TASK DIRECTIONS: Show only lines that include "diagram".

DATASET EXCERPTS:

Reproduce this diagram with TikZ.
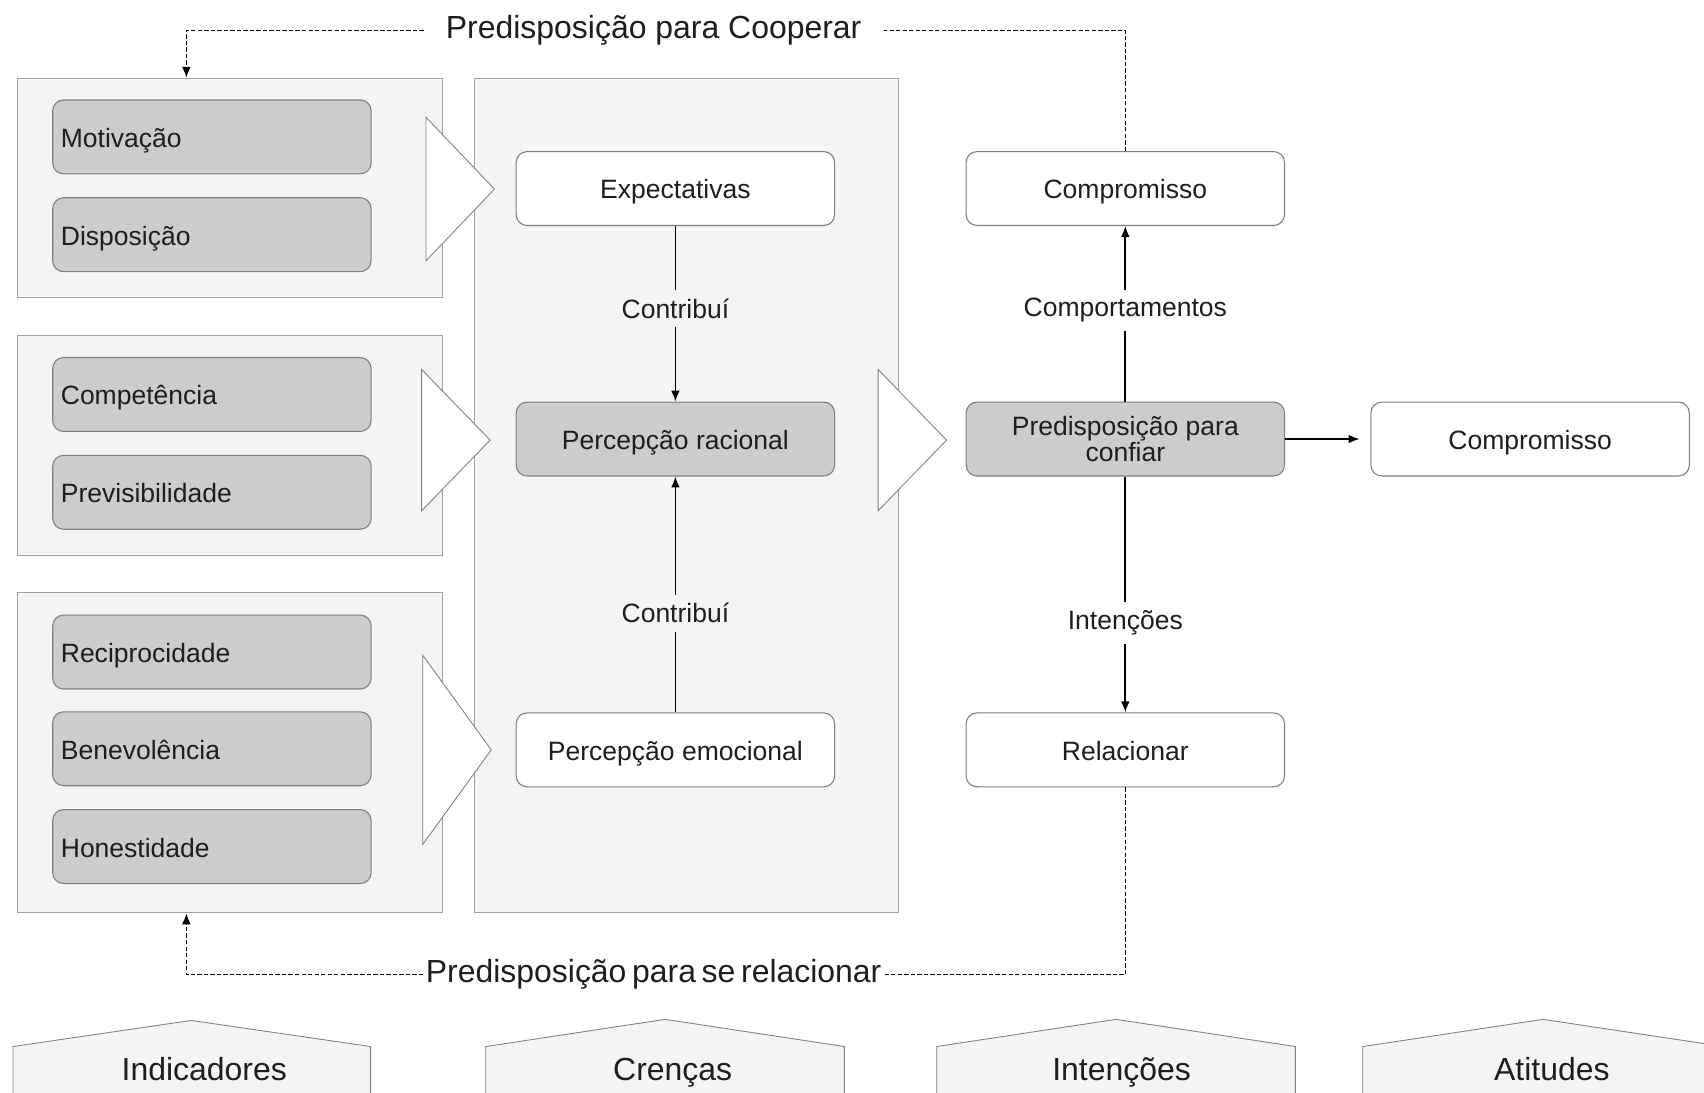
* * *
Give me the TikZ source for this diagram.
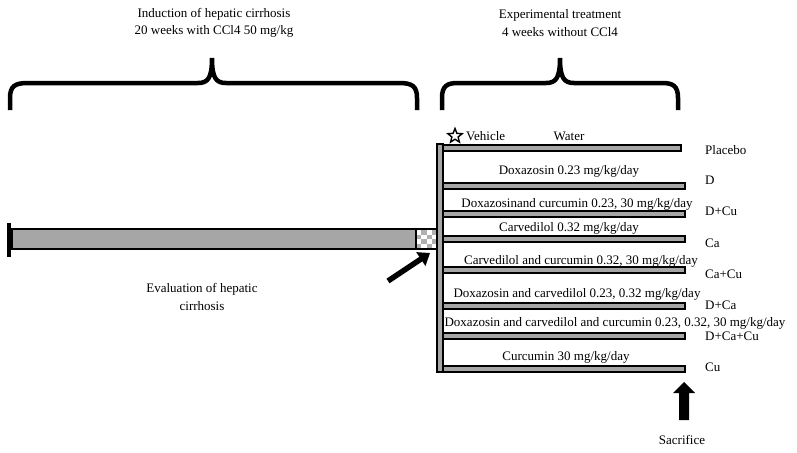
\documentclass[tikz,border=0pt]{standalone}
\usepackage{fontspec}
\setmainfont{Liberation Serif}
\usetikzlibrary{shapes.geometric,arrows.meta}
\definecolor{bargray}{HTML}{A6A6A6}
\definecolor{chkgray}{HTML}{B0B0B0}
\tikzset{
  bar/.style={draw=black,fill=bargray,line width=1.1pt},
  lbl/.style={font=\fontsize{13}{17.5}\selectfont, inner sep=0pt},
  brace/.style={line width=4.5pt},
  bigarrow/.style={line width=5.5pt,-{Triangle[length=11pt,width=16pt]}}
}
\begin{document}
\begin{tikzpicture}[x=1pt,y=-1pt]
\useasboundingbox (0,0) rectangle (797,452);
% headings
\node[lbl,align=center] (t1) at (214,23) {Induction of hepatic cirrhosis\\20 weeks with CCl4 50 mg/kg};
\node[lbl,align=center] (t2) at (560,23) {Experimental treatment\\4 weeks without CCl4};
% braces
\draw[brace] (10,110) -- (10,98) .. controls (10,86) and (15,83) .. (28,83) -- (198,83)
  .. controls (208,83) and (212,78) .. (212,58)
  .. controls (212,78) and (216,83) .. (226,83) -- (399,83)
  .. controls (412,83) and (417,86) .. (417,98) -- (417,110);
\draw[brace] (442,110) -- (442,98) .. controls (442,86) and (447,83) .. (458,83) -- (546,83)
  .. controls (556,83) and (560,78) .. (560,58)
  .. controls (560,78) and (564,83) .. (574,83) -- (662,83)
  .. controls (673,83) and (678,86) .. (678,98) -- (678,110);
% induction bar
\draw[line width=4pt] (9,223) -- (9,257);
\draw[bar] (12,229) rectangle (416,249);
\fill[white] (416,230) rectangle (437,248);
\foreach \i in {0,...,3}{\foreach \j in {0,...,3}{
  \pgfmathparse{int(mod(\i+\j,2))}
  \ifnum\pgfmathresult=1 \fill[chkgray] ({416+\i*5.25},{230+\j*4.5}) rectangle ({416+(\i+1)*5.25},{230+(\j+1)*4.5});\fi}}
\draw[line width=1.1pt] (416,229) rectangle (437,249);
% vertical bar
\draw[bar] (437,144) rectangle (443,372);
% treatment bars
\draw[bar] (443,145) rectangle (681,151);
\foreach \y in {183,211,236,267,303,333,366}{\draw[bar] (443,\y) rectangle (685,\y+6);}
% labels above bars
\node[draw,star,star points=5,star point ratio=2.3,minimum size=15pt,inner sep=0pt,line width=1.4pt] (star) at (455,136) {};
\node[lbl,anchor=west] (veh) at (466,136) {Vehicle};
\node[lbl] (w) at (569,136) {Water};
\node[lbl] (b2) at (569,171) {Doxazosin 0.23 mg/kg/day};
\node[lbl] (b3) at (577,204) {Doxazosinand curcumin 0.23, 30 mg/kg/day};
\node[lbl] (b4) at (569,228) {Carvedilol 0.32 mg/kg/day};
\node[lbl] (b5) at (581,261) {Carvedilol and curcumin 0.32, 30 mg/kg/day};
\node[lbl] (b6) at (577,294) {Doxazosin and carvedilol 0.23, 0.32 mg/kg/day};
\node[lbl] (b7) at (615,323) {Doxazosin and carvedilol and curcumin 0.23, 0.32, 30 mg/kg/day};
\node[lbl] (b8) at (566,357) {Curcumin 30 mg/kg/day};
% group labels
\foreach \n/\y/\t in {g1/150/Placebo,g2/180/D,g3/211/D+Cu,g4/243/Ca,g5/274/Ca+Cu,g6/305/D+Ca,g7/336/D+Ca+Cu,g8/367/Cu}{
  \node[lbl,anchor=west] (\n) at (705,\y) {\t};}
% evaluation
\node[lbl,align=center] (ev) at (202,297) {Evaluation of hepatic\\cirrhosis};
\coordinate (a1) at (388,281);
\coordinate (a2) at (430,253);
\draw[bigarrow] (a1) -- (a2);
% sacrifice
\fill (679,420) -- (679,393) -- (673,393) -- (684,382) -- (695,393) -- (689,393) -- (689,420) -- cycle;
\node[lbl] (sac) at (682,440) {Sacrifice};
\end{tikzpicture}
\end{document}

SOLVED PROBLEM:
Reproduce this diagram with TikZ.
Give me the TikZ source for this diagram.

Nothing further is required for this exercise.